SOURCE MATERIAL
** Begin **
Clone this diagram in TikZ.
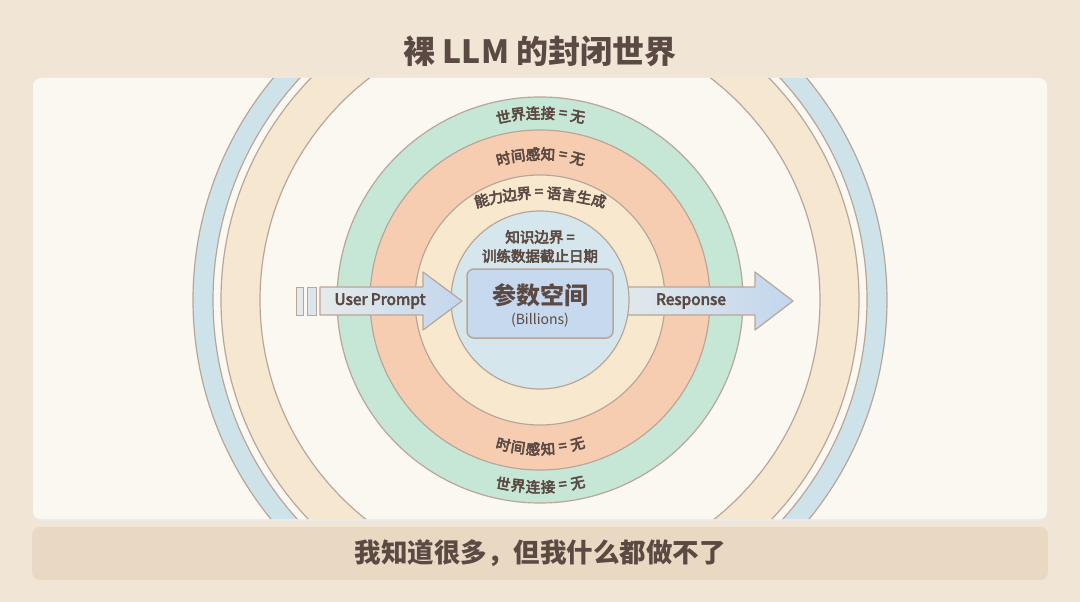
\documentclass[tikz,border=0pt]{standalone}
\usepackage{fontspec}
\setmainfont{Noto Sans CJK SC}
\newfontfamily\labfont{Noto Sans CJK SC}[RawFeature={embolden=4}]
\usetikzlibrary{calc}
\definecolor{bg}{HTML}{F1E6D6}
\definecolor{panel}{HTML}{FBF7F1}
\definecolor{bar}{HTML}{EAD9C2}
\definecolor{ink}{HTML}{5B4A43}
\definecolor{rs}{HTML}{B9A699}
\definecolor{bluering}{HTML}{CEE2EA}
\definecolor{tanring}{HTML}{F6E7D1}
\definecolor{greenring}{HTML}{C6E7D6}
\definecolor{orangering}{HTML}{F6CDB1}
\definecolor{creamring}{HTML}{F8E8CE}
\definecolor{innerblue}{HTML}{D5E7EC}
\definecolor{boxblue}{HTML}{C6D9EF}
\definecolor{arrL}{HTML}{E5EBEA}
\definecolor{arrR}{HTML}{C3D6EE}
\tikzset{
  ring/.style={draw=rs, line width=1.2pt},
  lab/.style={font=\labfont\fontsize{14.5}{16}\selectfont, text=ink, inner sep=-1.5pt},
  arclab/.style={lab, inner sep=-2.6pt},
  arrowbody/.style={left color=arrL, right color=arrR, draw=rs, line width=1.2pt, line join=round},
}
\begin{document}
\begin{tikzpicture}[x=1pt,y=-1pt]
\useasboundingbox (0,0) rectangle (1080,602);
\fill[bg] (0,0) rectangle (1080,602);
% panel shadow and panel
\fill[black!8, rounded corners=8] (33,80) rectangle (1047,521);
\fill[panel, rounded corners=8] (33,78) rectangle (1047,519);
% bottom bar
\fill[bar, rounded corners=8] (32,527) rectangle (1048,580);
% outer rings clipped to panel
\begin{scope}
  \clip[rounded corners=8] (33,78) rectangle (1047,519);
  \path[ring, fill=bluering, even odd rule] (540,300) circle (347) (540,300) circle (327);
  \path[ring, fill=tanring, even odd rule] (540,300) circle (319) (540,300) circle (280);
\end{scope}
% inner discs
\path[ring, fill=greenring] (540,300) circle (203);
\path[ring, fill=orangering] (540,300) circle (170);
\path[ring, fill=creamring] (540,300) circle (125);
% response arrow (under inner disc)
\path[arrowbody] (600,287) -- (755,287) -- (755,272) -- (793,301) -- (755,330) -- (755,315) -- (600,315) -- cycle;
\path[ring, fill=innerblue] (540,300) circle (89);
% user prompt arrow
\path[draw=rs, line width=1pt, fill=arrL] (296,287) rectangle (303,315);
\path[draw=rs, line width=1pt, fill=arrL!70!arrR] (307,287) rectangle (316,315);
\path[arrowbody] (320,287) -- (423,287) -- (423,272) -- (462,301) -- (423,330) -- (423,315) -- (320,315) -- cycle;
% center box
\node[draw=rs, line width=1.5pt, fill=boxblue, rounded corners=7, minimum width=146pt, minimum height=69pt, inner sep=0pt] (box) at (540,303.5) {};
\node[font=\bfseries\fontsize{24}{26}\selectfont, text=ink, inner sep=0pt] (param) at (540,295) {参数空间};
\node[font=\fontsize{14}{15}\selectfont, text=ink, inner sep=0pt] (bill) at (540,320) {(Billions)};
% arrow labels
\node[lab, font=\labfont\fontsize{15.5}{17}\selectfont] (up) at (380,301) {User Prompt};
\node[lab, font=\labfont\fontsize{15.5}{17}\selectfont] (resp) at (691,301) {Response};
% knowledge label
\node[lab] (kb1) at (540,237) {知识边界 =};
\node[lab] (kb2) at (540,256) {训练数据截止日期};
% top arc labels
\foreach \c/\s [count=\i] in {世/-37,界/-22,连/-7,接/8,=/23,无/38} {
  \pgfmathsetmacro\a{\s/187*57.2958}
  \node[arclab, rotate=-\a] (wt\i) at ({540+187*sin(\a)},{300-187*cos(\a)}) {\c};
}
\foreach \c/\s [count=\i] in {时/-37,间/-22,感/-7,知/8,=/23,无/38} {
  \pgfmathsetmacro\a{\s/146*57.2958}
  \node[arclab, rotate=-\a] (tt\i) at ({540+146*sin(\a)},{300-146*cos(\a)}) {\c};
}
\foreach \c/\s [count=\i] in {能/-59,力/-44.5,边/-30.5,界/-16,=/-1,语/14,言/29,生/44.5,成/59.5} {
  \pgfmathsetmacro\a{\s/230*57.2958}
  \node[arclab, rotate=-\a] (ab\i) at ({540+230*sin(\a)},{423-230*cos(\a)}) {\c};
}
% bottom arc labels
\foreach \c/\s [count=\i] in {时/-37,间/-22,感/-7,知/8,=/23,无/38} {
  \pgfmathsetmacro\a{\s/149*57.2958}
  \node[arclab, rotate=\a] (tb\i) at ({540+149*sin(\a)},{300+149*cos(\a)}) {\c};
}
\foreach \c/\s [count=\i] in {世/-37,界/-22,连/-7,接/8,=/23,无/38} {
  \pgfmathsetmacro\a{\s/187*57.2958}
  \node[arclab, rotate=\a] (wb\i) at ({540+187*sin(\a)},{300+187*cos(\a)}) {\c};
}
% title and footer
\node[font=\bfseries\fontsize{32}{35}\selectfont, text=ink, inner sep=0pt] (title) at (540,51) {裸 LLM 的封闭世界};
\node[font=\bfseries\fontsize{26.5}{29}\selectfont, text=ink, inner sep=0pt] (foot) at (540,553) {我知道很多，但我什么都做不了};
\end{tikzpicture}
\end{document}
** End **
In your copy, leave out the pictures and reproduce the material above exactly.

Clone this diagram in TikZ.
\documentclass[tikz,border=0pt]{standalone}
\usepackage{fontspec}
\setmainfont{Noto Sans CJK SC}
\newfontfamily\labfont{Noto Sans CJK SC}[RawFeature={embolden=4}]
\usetikzlibrary{calc}
\definecolor{bg}{HTML}{F1E6D6}
\definecolor{panel}{HTML}{FBF7F1}
\definecolor{bar}{HTML}{EAD9C2}
\definecolor{ink}{HTML}{5B4A43}
\definecolor{rs}{HTML}{B9A699}
\definecolor{bluering}{HTML}{CEE2EA}
\definecolor{tanring}{HTML}{F6E7D1}
\definecolor{greenring}{HTML}{C6E7D6}
\definecolor{orangering}{HTML}{F6CDB1}
\definecolor{creamring}{HTML}{F8E8CE}
\definecolor{innerblue}{HTML}{D5E7EC}
\definecolor{boxblue}{HTML}{C6D9EF}
\definecolor{arrL}{HTML}{E5EBEA}
\definecolor{arrR}{HTML}{C3D6EE}
\tikzset{
  ring/.style={draw=rs, line width=1.2pt},
  lab/.style={font=\labfont\fontsize{14.5}{16}\selectfont, text=ink, inner sep=-1.5pt},
  arclab/.style={lab, inner sep=-2.6pt},
  arrowbody/.style={left color=arrL, right color=arrR, draw=rs, line width=1.2pt, line join=round},
}
\begin{document}
\begin{tikzpicture}[x=1pt,y=-1pt]
\useasboundingbox (0,0) rectangle (1080,602);
\fill[bg] (0,0) rectangle (1080,602);
% panel shadow and panel
\fill[black!8, rounded corners=8] (33,80) rectangle (1047,521);
\fill[panel, rounded corners=8] (33,78) rectangle (1047,519);
% bottom bar
\fill[bar, rounded corners=8] (32,527) rectangle (1048,580);
% outer rings clipped to panel
\begin{scope}
  \clip[rounded corners=8] (33,78) rectangle (1047,519);
  \path[ring, fill=bluering, even odd rule] (540,300) circle (347) (540,300) circle (327);
  \path[ring, fill=tanring, even odd rule] (540,300) circle (319) (540,300) circle (280);
\end{scope}
% inner discs
\path[ring, fill=greenring] (540,300) circle (203);
\path[ring, fill=orangering] (540,300) circle (170);
\path[ring, fill=creamring] (540,300) circle (125);
% response arrow (under inner disc)
\path[arrowbody] (600,287) -- (755,287) -- (755,272) -- (793,301) -- (755,330) -- (755,315) -- (600,315) -- cycle;
\path[ring, fill=innerblue] (540,300) circle (89);
% user prompt arrow
\path[draw=rs, line width=1pt, fill=arrL] (296,287) rectangle (303,315);
\path[draw=rs, line width=1pt, fill=arrL!70!arrR] (307,287) rectangle (316,315);
\path[arrowbody] (320,287) -- (423,287) -- (423,272) -- (462,301) -- (423,330) -- (423,315) -- (320,315) -- cycle;
% center box
\node[draw=rs, line width=1.5pt, fill=boxblue, rounded corners=7, minimum width=146pt, minimum height=69pt, inner sep=0pt] (box) at (540,303.5) {};
\node[font=\bfseries\fontsize{24}{26}\selectfont, text=ink, inner sep=0pt] (param) at (540,295) {参数空间};
\node[font=\fontsize{14}{15}\selectfont, text=ink, inner sep=0pt] (bill) at (540,320) {(Billions)};
% arrow labels
\node[lab, font=\labfont\fontsize{15.5}{17}\selectfont] (up) at (380,301) {User Prompt};
\node[lab, font=\labfont\fontsize{15.5}{17}\selectfont] (resp) at (691,301) {Response};
% knowledge label
\node[lab] (kb1) at (540,237) {知识边界 =};
\node[lab] (kb2) at (540,256) {训练数据截止日期};
% top arc labels
\foreach \c/\s [count=\i] in {世/-37,界/-22,连/-7,接/8,=/23,无/38} {
  \pgfmathsetmacro\a{\s/187*57.2958}
  \node[arclab, rotate=-\a] (wt\i) at ({540+187*sin(\a)},{300-187*cos(\a)}) {\c};
}
\foreach \c/\s [count=\i] in {时/-37,间/-22,感/-7,知/8,=/23,无/38} {
  \pgfmathsetmacro\a{\s/146*57.2958}
  \node[arclab, rotate=-\a] (tt\i) at ({540+146*sin(\a)},{300-146*cos(\a)}) {\c};
}
\foreach \c/\s [count=\i] in {能/-59,力/-44.5,边/-30.5,界/-16,=/-1,语/14,言/29,生/44.5,成/59.5} {
  \pgfmathsetmacro\a{\s/230*57.2958}
  \node[arclab, rotate=-\a] (ab\i) at ({540+230*sin(\a)},{423-230*cos(\a)}) {\c};
}
% bottom arc labels
\foreach \c/\s [count=\i] in {时/-37,间/-22,感/-7,知/8,=/23,无/38} {
  \pgfmathsetmacro\a{\s/149*57.2958}
  \node[arclab, rotate=\a] (tb\i) at ({540+149*sin(\a)},{300+149*cos(\a)}) {\c};
}
\foreach \c/\s [count=\i] in {世/-37,界/-22,连/-7,接/8,=/23,无/38} {
  \pgfmathsetmacro\a{\s/187*57.2958}
  \node[arclab, rotate=\a] (wb\i) at ({540+187*sin(\a)},{300+187*cos(\a)}) {\c};
}
% title and footer
\node[font=\bfseries\fontsize{32}{35}\selectfont, text=ink, inner sep=0pt] (title) at (540,51) {裸 LLM 的封闭世界};
\node[font=\bfseries\fontsize{26.5}{29}\selectfont, text=ink, inner sep=0pt] (foot) at (540,553) {我知道很多，但我什么都做不了};
\end{tikzpicture}
\end{document}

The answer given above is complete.